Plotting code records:
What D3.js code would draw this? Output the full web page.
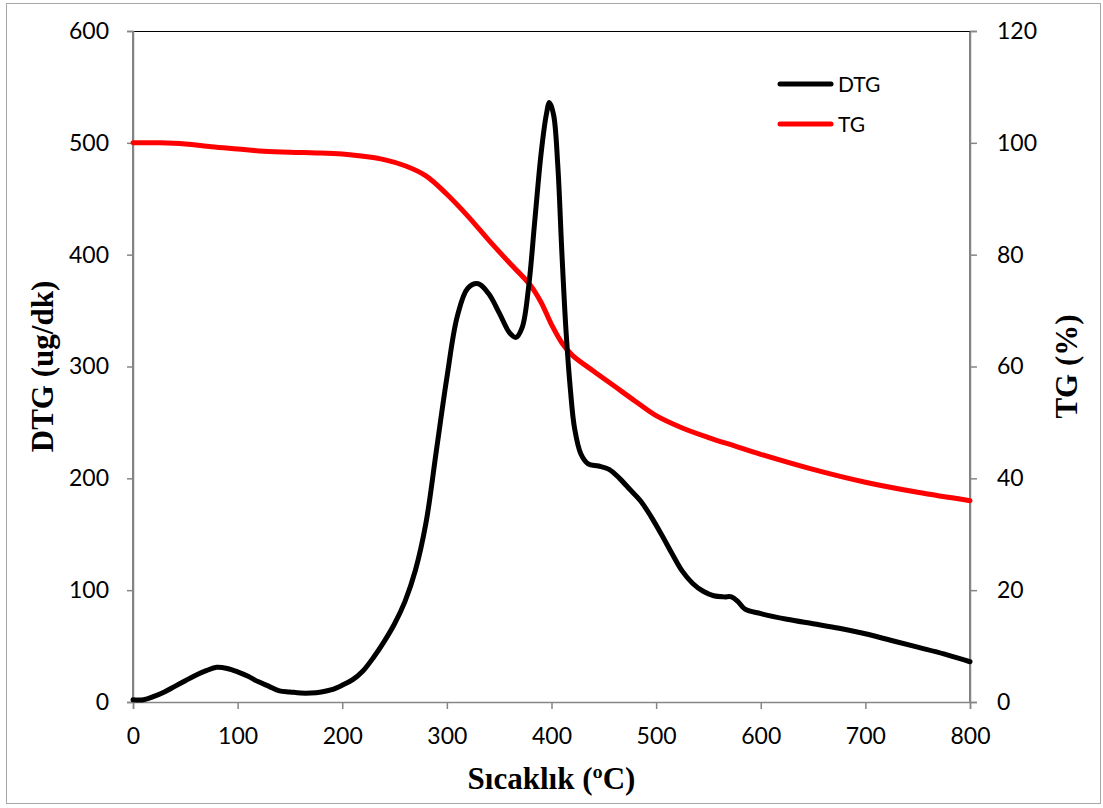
<!DOCTYPE html>
<html>
<head>
<meta charset="utf-8">
<script src="https://cdn.jsdelivr.net/npm/d3@7"></script>
<style>
  html, body { margin: 0; padding: 0; background: #fff; }
  svg { display: block; }
</style>
</head>
<body>
<svg id="chart" width="1103" height="808"></svg>
<script>
// ---- data ----
const dtgTemp = [0, 10, 20, 30, 40, 50, 60, 70, 80, 90, 100, 110, 120, 130, 140, 150, 160, 170, 180, 190, 200, 210, 220, 230, 240, 250, 260, 270, 280, 290, 300, 310, 320, 330, 340, 350, 360, 366, 372, 378, 384, 390, 395, 398, 402, 406, 410, 414, 418, 422, 428, 435, 445, 455, 465, 475, 485, 495, 505, 515, 525, 535, 545, 555, 565, 572, 578, 585, 600, 625, 650, 675, 700, 725, 750, 775, 800];
const dtgValues = [2, 2, 5, 9, 14, 19, 24, 28, 31, 30, 27, 23, 18, 14, 10, 9, 8, 8, 9, 11, 15, 20, 28, 40, 54, 70, 90, 118, 160, 225, 290, 345, 370, 374, 365, 348, 330, 326, 335, 370, 430, 490, 525, 536, 525, 480, 400, 330, 280, 245, 222, 213, 211, 208, 200, 190, 180, 166, 150, 133, 117, 106, 99, 95, 94, 94, 90, 83, 79, 74, 70, 66, 61, 55, 49, 43, 36];
const tgTemp = [0, 25, 50, 75, 100, 125, 150, 175, 200, 220, 240, 260, 280, 300, 320, 340, 360, 380, 390, 400, 410, 420, 440, 460, 480, 500, 525, 550, 575, 600, 650, 700, 750, 800];
const tgValues = [100, 100, 99.8, 99.3, 98.9, 98.5, 98.3, 98.2, 98.0, 97.6, 97.0, 95.9, 94.1, 90.8, 86.9, 82.6, 78.5, 74.5, 71.5, 67.5, 64.2, 62.0, 59.2, 56.5, 53.8, 51.2, 49.0, 47.3, 45.8, 44.3, 41.6, 39.3, 37.5, 36.0];
const xTicks = [0, 100, 200, 300, 400, 500, 600, 700, 800];
const yLeftTicks = [0, 100, 200, 300, 400, 500, 600];
const yRightTicks = [0, 20, 40, 60, 80, 100, 120];
const seriesNames = ["DTG", "TG"];
const seriesColors = ["#000000", "#ff0000"];
const xTitle = "Sıcaklık (ºC)";
const yLeftTitle = "DTG (ug/dk)";
const yRightTitle = "TG (%)";

// ---- layout ----
const L = 133, R = 970, T = 31, B = 702;
const svg = d3.select("#chart");
const tickFont = "Lato, 'Liberation Sans', sans-serif";
const titleFont = "'Liberation Serif', 'Times New Roman', serif";

// outer border
svg.append("rect").attr("x", 6.5).attr("y", 3.5).attr("width", 1094).attr("height", 800)
  .attr("fill", "#fff").attr("stroke", "#a6a6a6").attr("stroke-width", 1);

const x = d3.scaleLinear().domain([0, 800]).range([L, R]);
const yL = d3.scaleLinear().domain([0, 600]).range([B, T]);
const yR = d3.scaleLinear().domain([0, 120]).range([B, T]);

// plot area border
svg.append("rect").attr("x", L).attr("y", T + 0.5).attr("width", R - L).attr("height", B - T)
  .attr("fill", "none").attr("stroke", "#000").attr("stroke-width", 1);

function styleAxis(g) {
  g.selectAll("path").attr("stroke", "#868686").attr("stroke-width", 1.5);
  g.selectAll("line").attr("stroke", "#868686").attr("stroke-width", 1.5);
  g.selectAll("text").attr("font-family", tickFont).attr("font-size", "23px").attr("fill", "#000");
}

const gx = svg.append("g").attr("transform", `translate(0,${B})`)
  .call(d3.axisBottom(x).tickValues(xTicks).tickSizeOuter(0).tickSize(7).tickPadding(19));
styleAxis(gx);

const gyl = svg.append("g").attr("transform", `translate(${L},0)`)
  .call(d3.axisLeft(yL).tickValues(yLeftTicks).tickSizeOuter(0).tickSize(6).tickPadding(18));
styleAxis(gyl);

const gyr = svg.append("g").attr("transform", `translate(${R},0)`)
  .call(d3.axisRight(yR).tickValues(yRightTicks).tickSizeOuter(0).tickSize(7).tickPadding(20));
styleAxis(gyr);

// lines
const dtgData = dtgTemp.map((t, i) => [t, dtgValues[i]]);
const tgData = tgTemp.map((t, i) => [t, tgValues[i]]);

svg.append("path").datum(tgData)
  .attr("fill", "none").attr("stroke", seriesColors[1]).attr("stroke-width", 5)
  .attr("stroke-linejoin", "round").attr("stroke-linecap", "round")
  .attr("d", d3.line().x(d => x(d[0])).y(d => yR(d[1])).curve(d3.curveCatmullRom));

svg.append("path").datum(dtgData)
  .attr("fill", "none").attr("stroke", seriesColors[0]).attr("stroke-width", 5)
  .attr("stroke-linejoin", "round").attr("stroke-linecap", "round")
  .attr("d", d3.line().x(d => x(d[0])).y(d => yL(d[1])).curve(d3.curveCatmullRom));

// axis titles
svg.append("text").attr("x", (L + R) / 2).attr("y", 789).attr("text-anchor", "middle")
  .attr("font-family", titleFont).attr("font-weight", "bold").attr("font-size", "31px")
  .text(xTitle);

svg.append("text").attr("transform", `translate(53,${(T + B) / 2}) rotate(-90)`)
  .attr("text-anchor", "middle")
  .attr("font-family", titleFont).attr("font-weight", "bold").attr("font-size", "31px")
  .text(yLeftTitle);

svg.append("text").attr("transform", `translate(1077,${(T + B) / 2}) rotate(-90)`)
  .attr("text-anchor", "middle")
  .attr("font-family", titleFont).attr("font-weight", "bold").attr("font-size", "31px")
  .text(yRightTitle);

// legend
const legY = [84, 124];
seriesNames.forEach((name, i) => {
  svg.append("line").attr("x1", 780).attr("x2", 831).attr("y1", legY[i]).attr("y2", legY[i])
    .attr("stroke", seriesColors[i]).attr("stroke-width", 5).attr("stroke-linecap", "round");
  svg.append("text").attr("x", 838).attr("y", legY[i] + 8)
    .attr("font-family", tickFont).attr("font-size", "21px").attr("fill", "#000")
    .text(name);
});
</script>
</body>
</html>
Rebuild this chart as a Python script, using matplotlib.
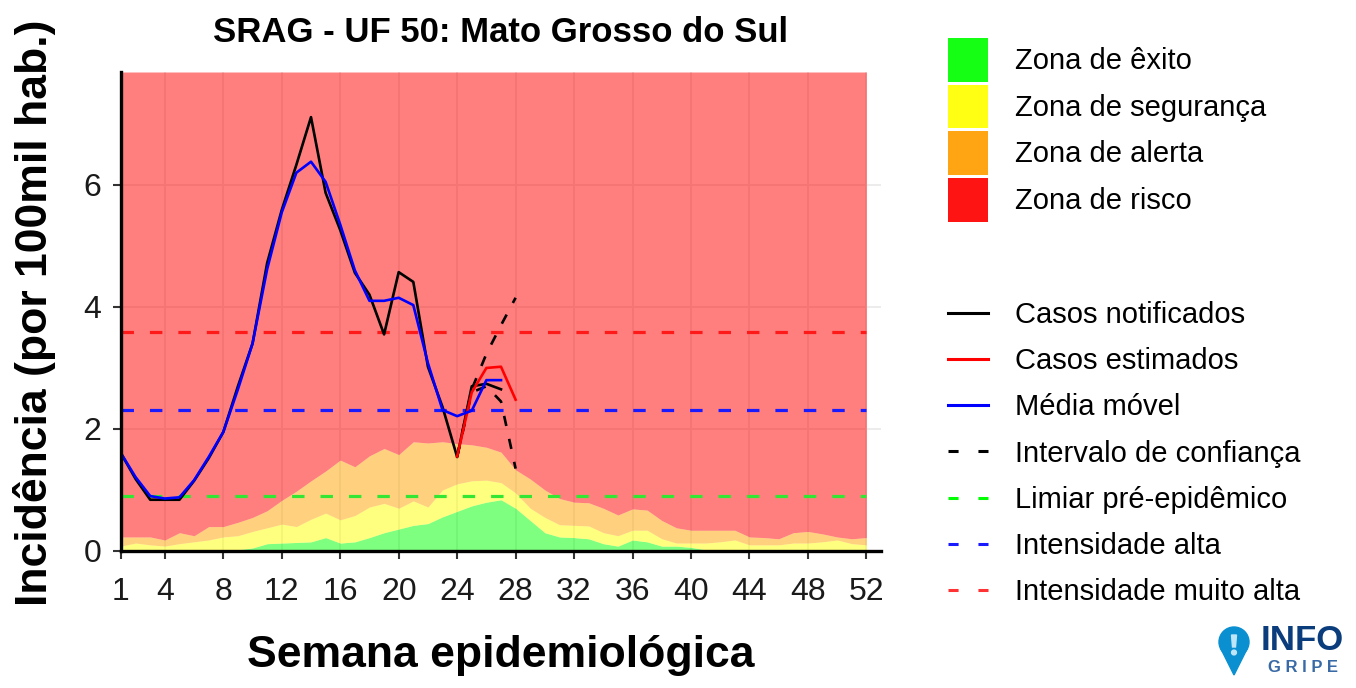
import numpy as np
import matplotlib
matplotlib.use("Agg")
import matplotlib.pyplot as plt
from matplotlib.patches import Patch, Circle, Polygon
from matplotlib.lines import Line2D

plt.rcParams['font.family'] = ['Liberation Sans', 'DejaVu Sans']

weeks = np.arange(1, 53)

# upper edge of each zone (stacked), per epidemiological week
green_top = [0, 0, 0, 0, 0, 0, 0.02, 0.02, 0.02, 0.05, 0.12, 0.13, 0.14, 0.15, 0.22, 0.13,
             0.15, 0.22, 0.3, 0.36, 0.42, 0.45, 0.56, 0.65, 0.74, 0.8, 0.84, 0.7, 0.5, 0.3,
             0.23, 0.22, 0.2, 0.12, 0.08, 0.18, 0.15, 0.08, 0.08, 0.06, 0.02, 0.02, 0.02,
             0.02, 0.02, 0.02, 0.02, 0.02, 0.02, 0.02, 0.02, 0.02]
yellow_top = [0.08, 0.13, 0.1, 0.08, 0.12, 0.15, 0.18, 0.23, 0.25, 0.32, 0.38, 0.44, 0.4,
              0.52, 0.62, 0.51, 0.58, 0.72, 0.78, 0.7, 0.82, 0.72, 1.0, 1.1, 1.15, 1.16, 1.12,
              0.95, 0.7, 0.55, 0.43, 0.42, 0.41, 0.3, 0.25, 0.34, 0.34, 0.2, 0.13, 0.13, 0.13,
              0.15, 0.18, 0.1, 0.1, 0.1, 0.13, 0.13, 0.15, 0.18, 0.12, 0.1]
orange_top = [0.23, 0.23, 0.23, 0.18, 0.3, 0.25, 0.4, 0.4, 0.47, 0.55, 0.66, 0.83, 0.98,
              1.15, 1.31, 1.49, 1.38, 1.56, 1.68, 1.58, 1.79, 1.77, 1.79, 1.76, 1.74, 1.70,
              1.62, 1.33, 1.18, 1.0, 0.86, 0.8, 0.79, 0.7, 0.59, 0.69, 0.67, 0.5, 0.38, 0.34,
              0.34, 0.34, 0.34, 0.23, 0.22, 0.2, 0.3, 0.32, 0.28, 0.23, 0.2, 0.22]

obs_weeks = np.arange(1, 28)
notified = [1.6, 1.18, 0.84, 0.84, 0.84, 1.15, 1.52, 1.95, 2.7, 3.4, 4.72, 5.59, 6.33, 7.11,
            5.87, 5.26, 4.56, 4.2, 3.55, 4.57, 4.41, 3.02, 2.36, 1.54, 2.7, 2.74, 2.65]
moving_avg = [1.6, 1.21, 0.9, 0.86, 0.88, 1.16, 1.54, 1.95, 2.65, 3.4, 4.62, 5.55, 6.2, 6.38,
              6.05, 5.35, 4.6, 4.1, 4.1, 4.15, 4.03, 3.08, 2.31, 2.21, 2.3, 2.8, 2.8]

est_weeks = np.arange(24, 29)
estimated = [1.55, 2.6, 3.0, 3.02, 2.48]
ci_low = [1.55, 2.6, 2.7, 2.45, 1.35]
ci_high = [1.55, 2.65, 3.23, 3.7, 4.15]

pre_epidemic = 0.9
high_int = 2.31
very_high_int = 3.59

xticks = [1, 4, 8, 12, 16, 20, 24, 28, 32, 36, 40, 44, 48, 52]
yticks = [0, 2, 4, 6]
ymax = 7.85

fig = plt.figure(figsize=(13.56, 6.88), dpi=100)
ax = fig.add_axes([121 / 1356, 1 - 551 / 688, 760 / 1356, 479 / 688])
ax.set_xlim(1, 53)
ax.set_ylim(0, ymax)

ax.grid(True, color='#EBEBEB', lw=1.3, zorder=0)
ax.set_axisbelow(True)

ax.fill_between(weeks, 0, green_top, color='#00FF00', alpha=0.5, lw=0, zorder=1)
ax.fill_between(weeks, green_top, yellow_top, color='#FFFF00', alpha=0.5, lw=0, zorder=1)
ax.fill_between(weeks, yellow_top, orange_top, color='#FFA500', alpha=0.5, lw=0, zorder=1)
ax.fill_between(weeks, orange_top, ymax, color='#FF0000', alpha=0.5, lw=0, zorder=1)

dash = (0, (3.9, 5.0))
ax.hlines(pre_epidemic, 1, 52, color='#33E633', lw=2.3, ls=dash, zorder=2)
ax.hlines(high_int, 1, 52, color='#1A1AFF', lw=2.3, ls=dash, zorder=2)
ax.hlines(very_high_int, 1, 52, color='#FF1A1A', lw=2.3, ls=dash, zorder=2)

ax.plot(est_weeks, ci_low, color='black', lw=1.9, ls=dash, zorder=3)
ax.plot(est_weeks, ci_high, color='black', lw=1.9, ls=dash, zorder=3)
ax.plot(obs_weeks, notified, color='black', lw=1.9, zorder=4)
ax.plot(est_weeks, estimated, color='#FF0000', lw=1.9, zorder=5)
ax.plot(obs_weeks, moving_avg, color='#0000FF', lw=1.9, zorder=6)

ax.set_xticks(xticks)
ax.set_yticks(yticks)
ax.tick_params(axis='both', labelsize=23, length=6, width=1.5, color='#333333',
               labelcolor='#1A1A1A')
ax.tick_params(axis='x', pad=13)
ax.tick_params(axis='y', pad=8)
for side in ['top', 'right']:
    ax.spines[side].set_visible(False)
for side in ['left', 'bottom']:
    ax.spines[side].set_linewidth(2.4)
    ax.spines[side].set_color('black')
    ax.spines[side].set_zorder(7)

fig.text(501 / 1356, 1 - 33 / 688, 'SRAG - UF 50: Mato Grosso do Sul', ha='center',
         va='center', fontsize=25, fontweight='bold')
fig.text(501 / 1356, 1 - 655 / 688, 'Semana epidemiológica', ha='center', va='center',
         fontsize=32, fontweight='bold')
fig.text(35 / 1356, 1 - 313 / 688, 'Incidência (por 100mil hab.)', ha='center', va='center',
         rotation=90, fontsize=32, fontweight='bold')

zone_handles = [Patch(facecolor='#14FF14', edgecolor='none'),
                Patch(facecolor='#FFFF14', edgecolor='none'),
                Patch(facecolor='#FFA514', edgecolor='none'),
                Patch(facecolor='#FF1414', edgecolor='none')]
zone_labels = ['Zona de êxito', 'Zona de segurança', 'Zona de alerta', 'Zona de risco']
leg1 = fig.legend(zone_handles, zone_labels, loc='upper left',
                  bbox_to_anchor=(948 / 1356, 1 - 38 / 688), frameon=False, fontsize=21,
                  handlelength=1.37, handleheight=1.94, handletextpad=0.92,
                  labelspacing=0.09, borderpad=0, borderaxespad=0)

leg_dash = (0, (3.3, 6.5))
line_handles = [Line2D([], [], color='black', lw=2.2),
                Line2D([], [], color='#FF0000', lw=2.2),
                Line2D([], [], color='#0000FF', lw=2.2),
                Line2D([], [], color='black', lw=2.2, ls=leg_dash),
                Line2D([], [], color='#00FF00', lw=2.2, ls=leg_dash),
                Line2D([], [], color='#1A1AFF', lw=2.2, ls=leg_dash),
                Line2D([], [], color='#FF3333', lw=2.2, ls=leg_dash)]
line_labels = ['Casos notificados', 'Casos estimados', 'Média móvel', 'Intervalo de confiança',
               'Limiar pré-epidêmico', 'Intensidade alta', 'Intensidade muito alta']
leg2 = fig.legend(line_handles, line_labels, loc='upper left',
                  bbox_to_anchor=(948 / 1356, 1 - 301 / 688), frameon=False, fontsize=21,
                  handlelength=1.37, handletextpad=0.92, labelspacing=0.625,
                  borderpad=0, borderaxespad=0)

# InfoGripe logo
lax = fig.add_axes([1212 / 1356, 1 - 680 / 688, 44 / 1356, 60 / 688])
lax.set_xlim(0, 44)
lax.set_ylim(0, 60)
lax.axis('off')
lax.add_patch(Circle((22, 38), 15, color='#0A8FD1'))
lax.add_patch(Polygon([[8.5, 32], [35.5, 32], [22, 5]], color='#0A8FD1'))
lax.add_patch(Polygon([[19.5, 45], [24.5, 45], [23.5, 33], [20.5, 33]], color='#BFE6F8'))
lax.add_patch(Circle((22, 27.5), 2.4, color='#BFE6F8'))
fig.text(1261 / 1356, 1 - 640 / 688, 'INFO', ha='left', va='center', fontsize=25,
         fontweight='bold', color='#0B3D7C')
fig.text(1303 / 1356, 1 - 668 / 688, 'G R I P E', ha='center', va='center', fontsize=12,
         fontweight='bold', color='#3A6AA6')

fig.savefig('out.png', dpi=100)
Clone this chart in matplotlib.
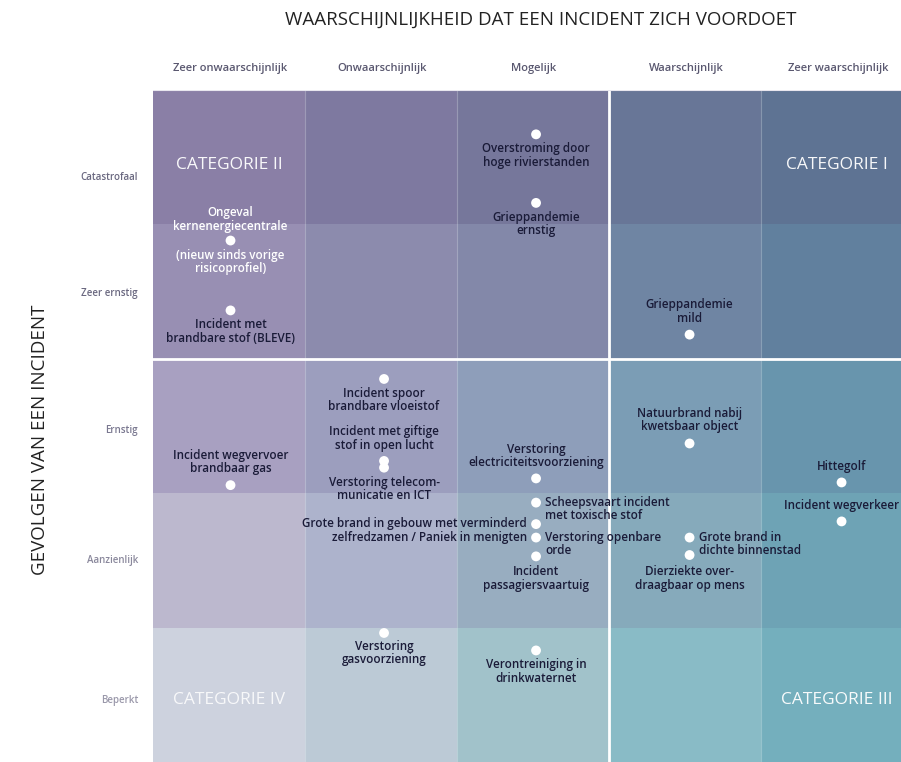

▸ WHAT THE TASK REQUIRES: Take every line from the records above that has the word "matplotlib" and copy it.

▸ ANSWER BELOW:
Rebuild this chart as a Python script, using matplotlib.
import matplotlib
matplotlib.use("Agg")
import matplotlib.pyplot as plt
from matplotlib.patches import Patch, Circle, Polygon
from matplotlib.lines import Line2D
Clone this chart in matplotlib.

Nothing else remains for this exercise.